By Jonny Lupsha, Wondrium Staff Writer
Salty foods may soon be less salty as the FDA has advised lower sodium levels overall. Reduced amounts of the common mineral can lead to lower rates of cardiovascular disease and other chronic diseases. Sodium and potassium are high-profile electrolytes.

The Food and Drug Administration (FDA) announced new guidelines for the food industry that encourage lower levels of sodium. Specifically, this would mean reduced salts in condiments, cereals, French fries, and potato chips. The majority of the sodium problem, the agency said, is due to packaged and restaurant foods as opposed to the average table salt used to season meals at home.
It also recommended a gradual lowering of sodium levels across the board to prevent people from searching for higher-sodium alternatives.
Why such concern about salt when health experts usually focus on starches and sugars? In her video series Nutrition Made Clear, Professor Roberta H. Anding, Director of Sports Nutrition at Baylor College of Medicine and Texas Children’s Hospital, explained that sodium and potassium are counterbalancing electrolytes that play major roles in our diets.
The Skinny on Sodium and Potassium
“[Sodium and potassium] play a very important role in regulating fluid exchange within body compartments,” Professor Anding said. “As such, blood levels of these electrolytes are rarely affected only by dietary means, and that should make sense. If they are so integral to function, your body has to have a lot of different defense mechanisms to keep the blood values of sodium and potassium within narrow range.”
Sodium and potassium affect our blood pressure, which is a huge factor in our health. Again, they counterbalance each other: Sodium can raise our blood pressure, while an intake of potassium lowers it by blunting sodium’s effects. Potassium also reduces the risk of developing kidney stones and bone loss with age.
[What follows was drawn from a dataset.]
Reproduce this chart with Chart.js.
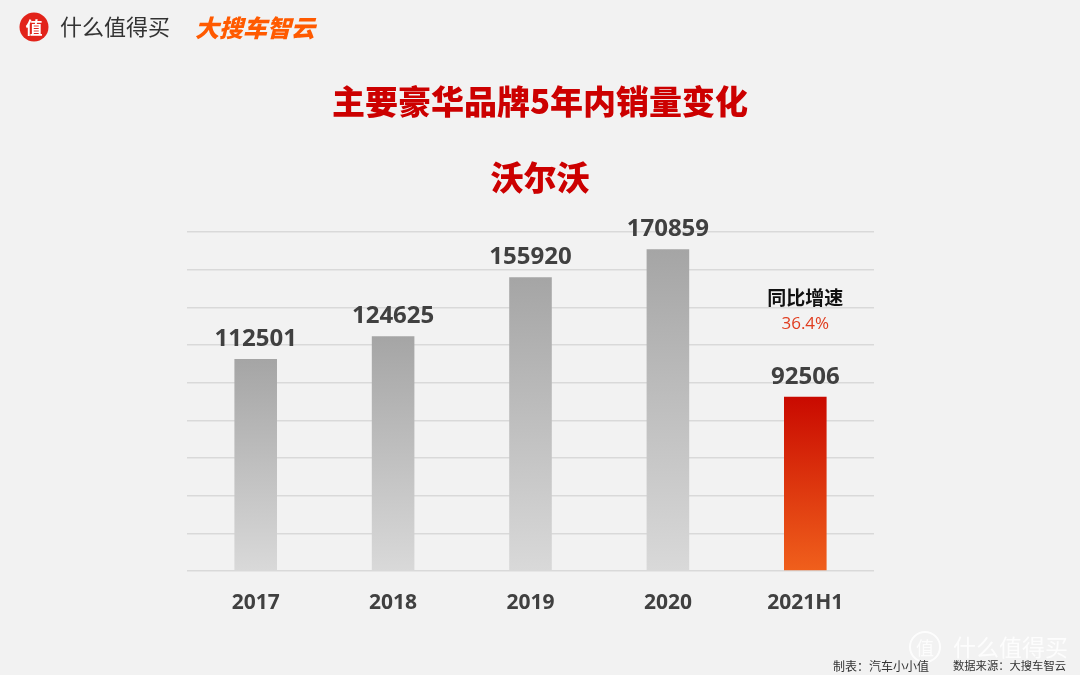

If sodium and potassium are antagonists within our body, what are their primary functions? According to Professor Anding, we need them to regulate blood and other bodily fluids, to help nerves to talk to one another, to stimulate muscle activity, to encourage proper gland function and heart activity, and more.
Where We Get Our Sodium
When the FDA recommended lowering sodium levels in already prepared foods as opposed to simply using less table salt at home, it did so with good reason.
“Seventy-seven percent of the sodium we get comes from food processing,” Professor Anding said. “The more processed a food is—and I generally describe that as ‘the higher the ingredient list, or the more hands that touch it, the center of the grocery store’—the more processed a food is, the higher its sodium content and, in general, the lower its potassium content. Twelve percent of the sodium is naturally occurring—that means there’s sodium naturally found in the food, not added by the manufacturer.”
Meanwhile, just 6% of the sodium we consume is added at the table, and the remaining 5% is added during the cooking process.
This means that when it comes to the amount of sodium in our diets, nearly 13 times the amount comes from food processing versus what we shake out of a salt shaker while eating. Overall, food processing is responsible for seven times the sodium content as compared to what is added at home, whether during cooking or at the dinner table. So while it may be good to lay off the table salt, the lion’s share of the problem has already occurred by the time we pick an item up from the grocery store shelf.